Mohammed Siraj has voiced out that he didn’t let the racial abuses in Australia affect his game, returning with 13 wickets in the Test series. In fact, he has stated that it only made him stronger before revealing that the umpires gave them an option to walk off the Sydney Test on Day four.
After an injury to Mohammed Shami, the Indian management rewarded Mohammed Siraj with an Indian cap for his consistent performance on the domestic scene. Siraj made a quick impact for the Indian team, as he picked up wickets in an equal interval against the mighty Australians at their own home. However, he had to go through a lot during the course of the series - from his father’s death to suffering an incident of racial abuse in the Sydney Test.

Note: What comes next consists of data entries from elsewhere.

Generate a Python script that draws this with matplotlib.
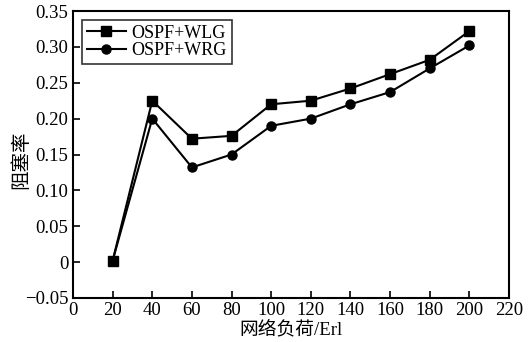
import matplotlib
matplotlib.use("Agg")
import matplotlib.pyplot as plt
from matplotlib.ticker import FixedLocator, FixedFormatter

x = [20, 40, 60, 80, 100, 120, 140, 160, 180, 200]
wlg = [0.002, 0.225, 0.172, 0.176, 0.220, 0.225, 0.242, 0.262, 0.282, 0.322]
wrg = [0.002, 0.200, 0.132, 0.150, 0.190, 0.200, 0.220, 0.237, 0.270, 0.302]
xticks = [0, 20, 40, 60, 80, 100, 120, 140, 160, 180, 200, 220]
yticks = [-0.05, 0, 0.05, 0.10, 0.15, 0.20, 0.25, 0.30, 0.35]
ylabels = ["\u22120.05", "0", "0.05", "0.10", "0.15", "0.20", "0.25", "0.30", "0.35"]

plt.rcParams['font.family'] = ['Liberation Serif', 'Noto Sans CJK SC']
fig = plt.figure(figsize=(5.28, 3.42), dpi=100)
ax = fig.add_axes([73/528, 1-298/342, (509-73)/528, (298-11)/342])
ax.plot(x, wrg, color='black', marker='o', markersize=6.5, linewidth=1.5, label='OSPF+WRG', zorder=3)
ax.plot(x, wlg, color='black', marker='s', markersize=6.5, linewidth=1.5, label='OSPF+WLG', zorder=4)
ax.set_xlim(0, 220)
ax.set_ylim(-0.05, 0.35)
ax.xaxis.set_major_locator(FixedLocator(xticks))
ax.yaxis.set_major_locator(FixedLocator(yticks))
ax.yaxis.set_major_formatter(FixedFormatter(ylabels))
ax.tick_params(direction='in', length=5, width=1.2, labelsize=13.5, colors='black')
ax.tick_params(axis='x', pad=3)
for s in ax.spines.values():
    s.set_linewidth(1.5)
ax.set_xlabel('网络负荷/Erl', fontsize=13.5, labelpad=1)
ax.set_ylabel('阻塞率', fontsize=14)
ax.yaxis.set_label_coords(-0.098, 0.48)
h, l = ax.get_legend_handles_labels()
leg = ax.legend(h[::-1], l[::-1], loc='upper left', fontsize=13, frameon=True,
                fancybox=False, edgecolor='black', borderpad=0.25, labelspacing=0.05,
                handlelength=2.2, handletextpad=0.3, borderaxespad=0.5)
leg.get_frame().set_linewidth(1.2)
fig.savefig('out.png', dpi=100)
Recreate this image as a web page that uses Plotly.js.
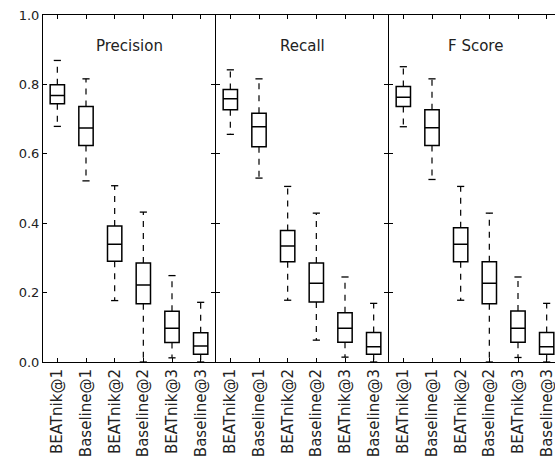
<!DOCTYPE html>
<html>
<head>
<meta charset="utf-8">
<script src="https://cdn.plot.ly/plotly-3.0.1.min.js"></script>
<style>html,body{margin:0;padding:0;background:#fff;}#chart{width:555px;height:459px;}</style>
</head>
<body>
<div id="chart"></div>
<script>
const categories = ["BEATnik@1", "Baseline@1", "BEATnik@2", "Baseline@2", "BEATnik@3", "Baseline@3"];
const panelTitles = ["Precision", "Recall", "F Score"];
const yTicks = [0.0, 0.2, 0.4, 0.6, 0.8, 1.0];

// Precision
const precisionLow    = [0.679, 0.522, 0.177, 0.000, 0.012, 0.000];
const precisionQ1     = [0.744, 0.624, 0.290, 0.168, 0.056, 0.022];
const precisionMedian = [0.768, 0.674, 0.339, 0.222, 0.097, 0.046];
const precisionQ3     = [0.799, 0.736, 0.392, 0.285, 0.146, 0.084];
const precisionHigh   = [0.869, 0.816, 0.508, 0.432, 0.249, 0.172];

// Recall
const recallLow    = [0.656, 0.530, 0.178, 0.063, 0.014, 0.000];
const recallQ1     = [0.727, 0.620, 0.289, 0.173, 0.057, 0.022];
const recallMedian = [0.759, 0.678, 0.334, 0.227, 0.097, 0.044];
const recallQ3     = [0.785, 0.717, 0.379, 0.285, 0.142, 0.085];
const recallHigh   = [0.842, 0.816, 0.506, 0.429, 0.245, 0.169];

// F Score
const fscoreLow    = [0.678, 0.526, 0.178, 0.000, 0.013, 0.000];
const fscoreQ1     = [0.736, 0.624, 0.289, 0.168, 0.057, 0.022];
const fscoreMedian = [0.763, 0.675, 0.339, 0.227, 0.097, 0.044];
const fscoreQ3     = [0.794, 0.727, 0.387, 0.289, 0.147, 0.085];
const fscoreHigh   = [0.851, 0.816, 0.506, 0.429, 0.245, 0.169];

const panels = [
  {low: precisionLow, q1: precisionQ1, med: precisionMedian, q3: precisionQ3, high: precisionHigh},
  {low: recallLow, q1: recallQ1, med: recallMedian, q3: recallQ3, high: recallHigh},
  {low: fscoreLow, q1: fscoreQ1, med: fscoreMedian, q3: fscoreQ3, high: fscoreHigh}
];

const boxWidth = 0.5;
const capHalf = 0.125;
const pos = categories.map((c, i) => i + 1);

const traces = [];
panels.forEach((p, k) => {
  const xa = k === 0 ? 'x' : 'x' + (k + 1);
  const ya = k === 0 ? 'y' : 'y' + (k + 1);
  const wx = [], wy = [];
  const cx = [], cy = [];
  pos.forEach((x, i) => {
    wx.push(x, x, null, x, x, null);
    wy.push(p.q3[i], p.high[i], null, p.q1[i], p.low[i], null);
    cx.push(x - capHalf, x + capHalf, null, x - capHalf, x + capHalf, null);
    cy.push(p.high[i], p.high[i], null, p.low[i], p.low[i], null);
  });
  traces.push({type: 'scatter', mode: 'lines', x: wx, y: wy, xaxis: xa, yaxis: ya,
    line: {color: '#000', width: 1.2, dash: '6px,6px'}, hoverinfo: 'skip', showlegend: false});
  traces.push({type: 'scatter', mode: 'lines', x: cx, y: cy, xaxis: xa, yaxis: ya,
    line: {color: '#000', width: 1.3}, hoverinfo: 'skip', showlegend: false});
  traces.push({type: 'box', x: pos, q1: p.q1, median: p.med, q3: p.q3,
    lowerfence: p.q1, upperfence: p.q3, width: boxWidth, whiskerwidth: 0,
    boxpoints: false, fillcolor: 'rgba(0,0,0,0)', line: {color: '#000', width: 1.5},
    xaxis: xa, yaxis: ya, showlegend: false});
});

const font = {family: 'DejaVu Sans, sans-serif', color: '#222'};
const LW = 1;
const xBase = {
  tickvals: pos, ticktext: categories, tickangle: -90,
  ticks: 'inside', ticklen: 4, tickcolor: '#000', tickwidth: 1,
  showline: true, linecolor: '#000', linewidth: LW, mirror: 'allticks',
  showgrid: false, zeroline: false, tickfont: Object.assign({size: 15}, font),
  ticklabeloverflow: 'allow', fixedrange: true
};
const yBase = {
  range: [0, 1], tickvals: yTicks, tickformat: '.1f',
  ticks: 'inside', ticklen: 4, tickcolor: '#000', tickwidth: 1,
  showline: true, linecolor: '#000', linewidth: LW,
  showgrid: false, zeroline: false, tickfont: Object.assign({size: 13}, font),
  fixedrange: true
};
const PW = 512;            // plot width in px
const p1 = [0, 172], p2 = [173, 345], p3 = [346, 512];
const unitPx = 172 / 6;
const layout = {
  width: 555, height: 459,
  margin: {l: 43, r: 0, t: 15, b: 97},
  paper_bgcolor: '#fff', plot_bgcolor: '#fff',
  showlegend: false, boxmode: 'overlay',
  xaxis:  Object.assign({}, xBase, {domain: [p1[0] / PW, p1[1] / PW], range: [0.5, 6.5], anchor: 'y'}),
  xaxis2: Object.assign({}, xBase, {domain: [p2[0] / PW, p2[1] / PW], range: [0.5, 6.5], anchor: 'y2'}),
  xaxis3: Object.assign({}, xBase, {domain: [p3[0] / PW, p3[1] / PW], range: [0.5, 0.5 + (p3[1] - p3[0]) / unitPx], anchor: 'y3'}),
  yaxis:  Object.assign({}, yBase, {anchor: 'x', mirror: 'allticks'}),
  yaxis2: Object.assign({}, yBase, {anchor: 'x2', mirror: 'allticks', showticklabels: false}),
  yaxis3: Object.assign({}, yBase, {anchor: 'x3', mirror: false, showticklabels: false}),
  annotations: panelTitles.map((t, k) => ({
    text: t, x: 3.5, y: 0.91, xref: k === 0 ? 'x' : 'x' + (k + 1), yref: 'y',
    showarrow: false, font: Object.assign({size: 15}, font), xanchor: 'center', yanchor: 'middle'
  }))
};
Plotly.newPlot('chart', traces, layout, {displayModeBar: false, staticPlot: true});
</script>
</body>
</html>
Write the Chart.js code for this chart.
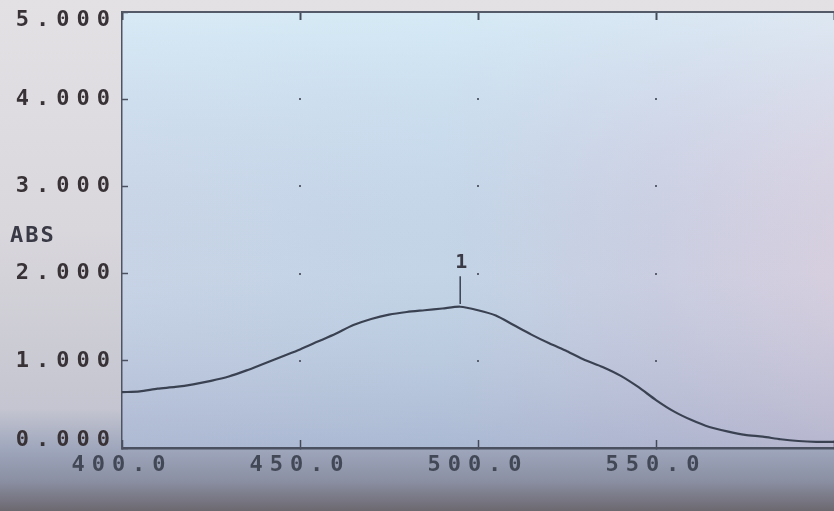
<!DOCTYPE html>
<html>
<head>
<meta charset="utf-8">
<script src="https://cdn.jsdelivr.net/npm/chart.js@4.4.1/dist/chart.umd.min.js"></script>
<style>
  html, body { margin: 0; padding: 0; background: #d8d8de; }
  #wrap { width: 834px; height: 511px; }
</style>
</head>
<body>
<div id="wrap"><canvas id="spectrum" width="834" height="511"></canvas></div>
<script>
/*
DATA
*/
// wavelength (nm) and absorbance
const wavelengths = [400, 405, 410, 415, 420, 425, 430, 435, 440, 445, 450, 455, 460, 465, 470,
  475, 480, 485, 490, 495, 500, 505, 510, 515, 520, 525, 530, 535, 540, 545, 550, 555, 560, 565,
  570, 575, 580, 585, 590, 595, 600];
const absorbance = [0.64, 0.65, 0.68, 0.70, 0.73, 0.77, 0.82, 0.89, 0.97, 1.05, 1.13, 1.22, 1.31,
  1.41, 1.48, 1.53, 1.56, 1.58, 1.60, 1.62, 1.58, 1.52, 1.41, 1.30, 1.20, 1.11, 1.01, 0.93, 0.83,
  0.70, 0.55, 0.42, 0.32, 0.24, 0.19, 0.15, 0.13, 0.10, 0.08, 0.07, 0.07];

// peak marker "1"
const peakWavelength = [495, 495];
const peakMarker = [1.65, 1.97];
const peakLabel = '1';

const xMin = 400, xMax = 600, xStep = 50;
const yMin = 0, yMax = 5, yStep = 1;
const yTitle = 'ABS';

const LCD_FONT = 'DejaVu Sans Mono';
const INK = '#3a3a46';

let canvas = document.getElementById('spectrum');

let curvePoints = wavelengths.map((w, i) => ({x: w, y: absorbance[i]}));
let markerPoints = peakWavelength.map((w, i) => ({x: w, y: peakMarker[i]}));

// faded photo of the instrument screen
const screenBg = {
  id: 'screenBg',
  beforeDraw(chart) {
    const {ctx, width, height, chartArea: a} = chart;
    ctx.save();
    let g = ctx.createLinearGradient(0, 0, 0, height);
    g.addColorStop(0, '#e3e1e4');
    g.addColorStop(0.45, '#d9d7dc');
    g.addColorStop(0.8, '#c4c5d0');
    g.addColorStop(0.88, '#9ea6bc');
    g.addColorStop(0.94, '#8b90a3');
    g.addColorStop(1, '#6c6870');
    ctx.fillStyle = g;
    ctx.fillRect(0, 0, width, height);

    let h = ctx.createLinearGradient(a.left, 0, a.right, 0);
    h.addColorStop(0, '#c9d5e7');
    h.addColorStop(0.45, '#c4d6e8');
    h.addColorStop(0.75, '#cccfe2');
    h.addColorStop(1, '#d8d0e0');
    ctx.fillStyle = h;
    ctx.fillRect(a.left, a.top, a.right - a.left, a.bottom - a.top);

    let v = ctx.createLinearGradient(0, a.top, 0, a.bottom);
    v.addColorStop(0, 'rgba(225,248,255,0.6)');
    v.addColorStop(0.35, 'rgba(215,235,250,0.15)');
    v.addColorStop(0.6, 'rgba(170,180,205,0.05)');
    v.addColorStop(1, 'rgba(140,150,185,0.45)');
    ctx.fillStyle = v;
    ctx.fillRect(a.left, a.top, a.right - a.left, a.bottom - a.top);
    ctx.restore();

    // wide pitch of the dot matrix characters
    ctx.letterSpacing = '7px';
  }
};

// grid dots, y title and peak number
const screenMarks = {
  id: 'screenMarks',
  afterDatasetsDraw(chart) {
    const {ctx, scales} = chart;
    const x = scales.x, y = scales.y;
    ctx.save();
    ctx.fillStyle = '#5a6070';
    for (let xv = xMin + xStep; xv < xMax; xv += xStep) {
      for (let yv = yMin + yStep; yv < yMax; yv += yStep) {
        ctx.fillRect(Math.round(x.getPixelForValue(xv)) - 1, Math.round(y.getPixelForValue(yv)) - 1, 2, 2);
      }
    }
    ctx.fillStyle = INK;
    ctx.font = 'bold 22px "' + LCD_FONT + '"';
    ctx.textBaseline = 'middle';
    ctx.letterSpacing = '2px';
    ctx.textAlign = 'left';
    ctx.fillText(yTitle, 10, y.getPixelForValue(2.43));
    ctx.letterSpacing = '0px';
    ctx.font = 'bold 20px "' + LCD_FONT + '"';
    ctx.textAlign = 'center';
    ctx.fillText(peakLabel, x.getPixelForValue(peakWavelength[0]) + 1, y.getPixelForValue(2.12));
    ctx.restore();
  }
};

let options = {
  responsive: false,
  animation: false,
  layout: {
    padding: {top: 12, right: 0, bottom: 0, left: 0}
  },
  plugins: {
    legend: { display: false },
    tooltip: { enabled: false }
  },
  scales: {
    x: {
      type: 'linear',
      position: 'bottom',
      min: xMin,
      max: xMax,
      afterFit: s => { s.height = 63; s.paddingLeft = 0; s.paddingRight = 0; },
      ticks: {
        stepSize: xStep,
        maxRotation: 0,
        autoSkip: false,
        padding: 12,
        color: '#434856',
        font: {family: LCD_FONT, size: 22, weight: 'bold'},
        callback: v => v < xMax ? v.toFixed(1) : ''
      },
      grid: {
        drawOnChartArea: false,
        tickLength: -8,
        tickColor: '#444a58',
        tickWidth: 1.5
      },
      border: { color: '#4b5060', width: 2.5 }
    },
    xTop: {
      type: 'linear',
      position: 'top',
      min: xMin,
      max: xMax,
      afterFit: s => { s.height = 0; s.paddingLeft = 0; s.paddingRight = 0; },
      ticks: { display: false, stepSize: xStep },
      grid: {
        drawOnChartArea: false,
        tickLength: -8,
        tickColor: '#444a58',
        tickWidth: 2
      },
      border: { color: '#545a68', width: 2 }
    },
    y: {
      min: yMin,
      max: yMax,
      afterFit: s => { s.width = 122; s.paddingTop = 0; s.paddingBottom = 0; },
      ticks: {
        stepSize: yStep,
        padding: 11,
        color: '#383236',
        font: {family: LCD_FONT, size: 22, weight: 'bold', lineHeight: '16px'},
        // end labels sit inside the frame on the screen
        callback: v => {
          let t = v.toFixed(3);
          if (v === yMax) return ['', t];
          if (v === yMin) return [t, ''];
          return t;
        }
      },
      grid: {
        drawOnChartArea: false,
        tickLength: -6,
        tickColor: '#4a5060',
        tickWidth: 1.5
      },
      border: { color: '#4e5462', width: 1.5 }
    }
  }
};

let spectrum = new Chart(canvas, {
  type: 'line',
  data: {
    datasets: [{
      label: 'ABS',
      data: curvePoints,
      borderColor: '#3a4252',
      borderWidth: 2.2,
      pointRadius: 0,
      tension: 0.25,
      fill: false
    }, {
      label: 'peak',
      data: markerPoints,
      borderColor: '#3a4252',
      borderWidth: 1.5,
      pointRadius: 0,
      fill: false
    }]
  },
  options: options,
  plugins: [screenBg, screenMarks]
});
</script>
</body>
</html>
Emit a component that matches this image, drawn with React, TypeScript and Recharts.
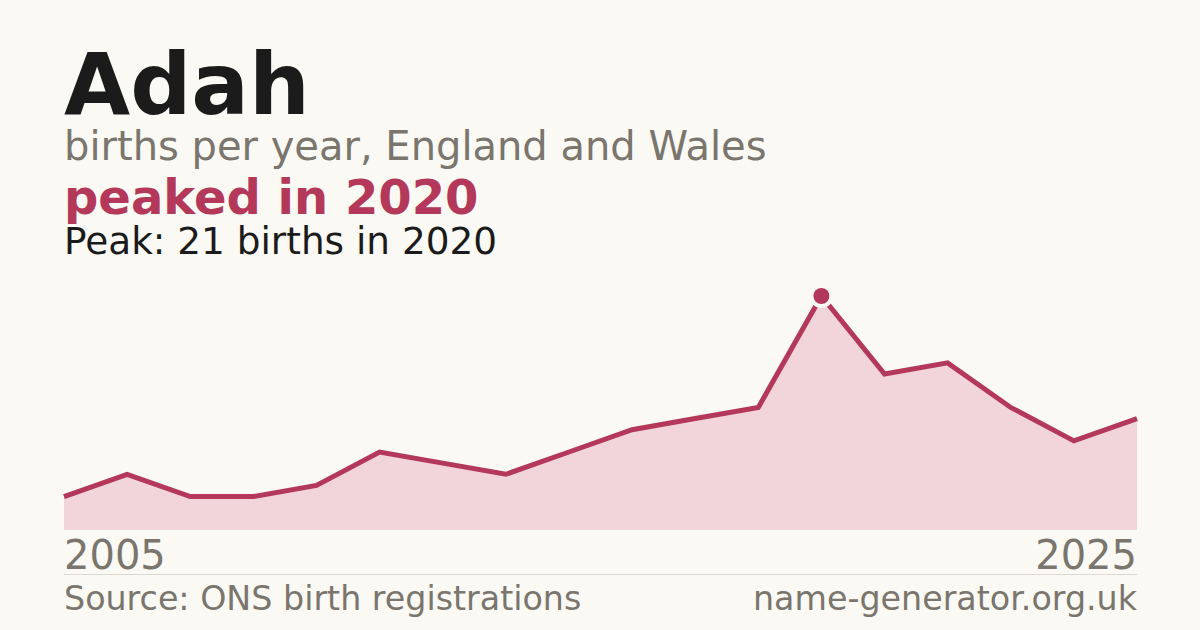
import React from "react";
import { AreaChart, Area, XAxis, YAxis } from "recharts";

const years = [2005, 2006, 2007, 2008, 2009, 2010, 2011, 2012, 2014, 2016, 2018, 2019, 2020, 2021, 2022, 2023, 2024, 2025];
const births = [3, 5, 3, 3, 4, 7, 6, 5, 7, 9, 10, 11, 21, 14, 15, 11, 8, 10];

const nameTitle = "Adah";
const subtitle = "births per year, England and Wales";
const headline = "peaked in 2020";
const peakText = "Peak: 21 births in 2020";
const sourceText = "Source: ONS birth registrations";
const siteText = "name-generator.org.uk";

const data = years.map((y, i) => ({ year: y, births: births[i] }));
const peakValue = Math.max(...births);
const peakIdx = births.indexOf(peakValue);

const BG = "#faf9f4";
const CRIMSON = "#b3385a";
const FILL = "#f1d5db";
const GREY = "#7a756d";
const DARK = "#1b1b1b";
const FONT = "'DejaVu Sans', sans-serif";

const PeakDot = (props: any) => {
  const { cx, cy, index } = props;
  if (index !== peakIdx) return <g key={`d${index}`} />;
  return (
    <g key={`d${index}`}>
      <circle cx={cx} cy={cy} r={12} fill={BG} />
      <circle cx={cx} cy={cy} r={8} fill={CRIMSON} />
    </g>
  );
};

export default function App() {
  return (
    <div style={{ position: "absolute", left: 0, top: 0, width: 1200, height: 630, background: BG, overflow: "hidden" }}>
      <AreaChart
        width={1200}
        height={630}
        data={data}
        margin={{ top: 296, right: 63, bottom: 100, left: 64 }}
      >
        <XAxis dataKey="year" hide />
        <YAxis hide domain={[0, peakValue]} />
        <Area
          type="linear"
          dataKey="births"
          stroke={CRIMSON}
          strokeWidth={5}
          fill={FILL}
          fillOpacity={1}
          dot={PeakDot}
          activeDot={false}
          isAnimationActive={false}
        />
      </AreaChart>
      <svg width={1200} height={630} style={{ position: "absolute", left: 0, top: 0, pointerEvents: "none" }}>
        <text x={64} y={114} fontFamily={FONT} fontWeight="bold" fontSize={85.5} fill={DARK}>{nameTitle}</text>
        <text x={64} y={160} fontFamily={FONT} fontSize={40} fill={GREY}>{subtitle}</text>
        <text x={64} y={214} fontFamily={FONT} fontWeight="bold" fontSize={48} fill={CRIMSON}>{headline}</text>
        <text x={64} y={254} fontFamily={FONT} fontSize={37.4} fill={DARK}>{peakText}</text>
        <text x={64} y={569} fontFamily={FONT} fontSize={40} fill={GREY}>{String(years[0])}</text>
        <text x={1137} y={569} fontFamily={FONT} fontSize={40} fill={GREY} textAnchor="end">{String(years[years.length - 1])}</text>
        <line x1={64} x2={1137} y1={574.5} y2={574.5} stroke="#dcd9d2" strokeWidth={1} />
        <text x={64} y={610} fontFamily={FONT} fontSize={33.3} fill={GREY}>{sourceText}</text>
        <text x={1137} y={610} fontFamily={FONT} fontSize={33.3} fill={GREY} textAnchor="end">{siteText}</text>
      </svg>
    </div>
  );
}
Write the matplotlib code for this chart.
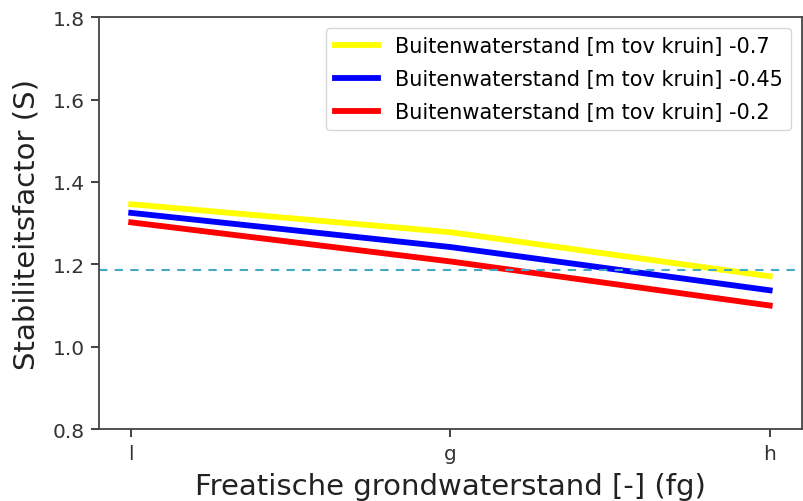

Following a successful series, where he picked up 13 wickets and surely showed a new ray of hope to the management, Siraj voiced out that he didn’t let the racial abuse affect his performance. In fact, he only went on to stress that the abuses from the crowd made him a stronger person mentally.
"The abuses which I faced in Australia made me mentally stronger. I didn't let them affect my game. I faced abuses in Australia. The case is going on, let's see whether I get justice or not. My job was to report the incident to the captain,” Siraj said, reported The Sportstar.
"The umpires offered us to leave the game but Rahane (bhai) said we won't leave the game. We did no mistake, so we will play," he added.
Despite the numerous bout of incidents in Australia, Siraj continued to play and went on to become one of the heroes of the Indian contingent - both on the field and off the field. His performance had certainly elevated the performance of the rest of the unit, as India came away with a back to back series win in Australia, for the first time in their history.
Upon landing in the country, the pacer also went to pay tribute to his father, Mohammed Ghouse, who passed away before the start of the four-match Test series.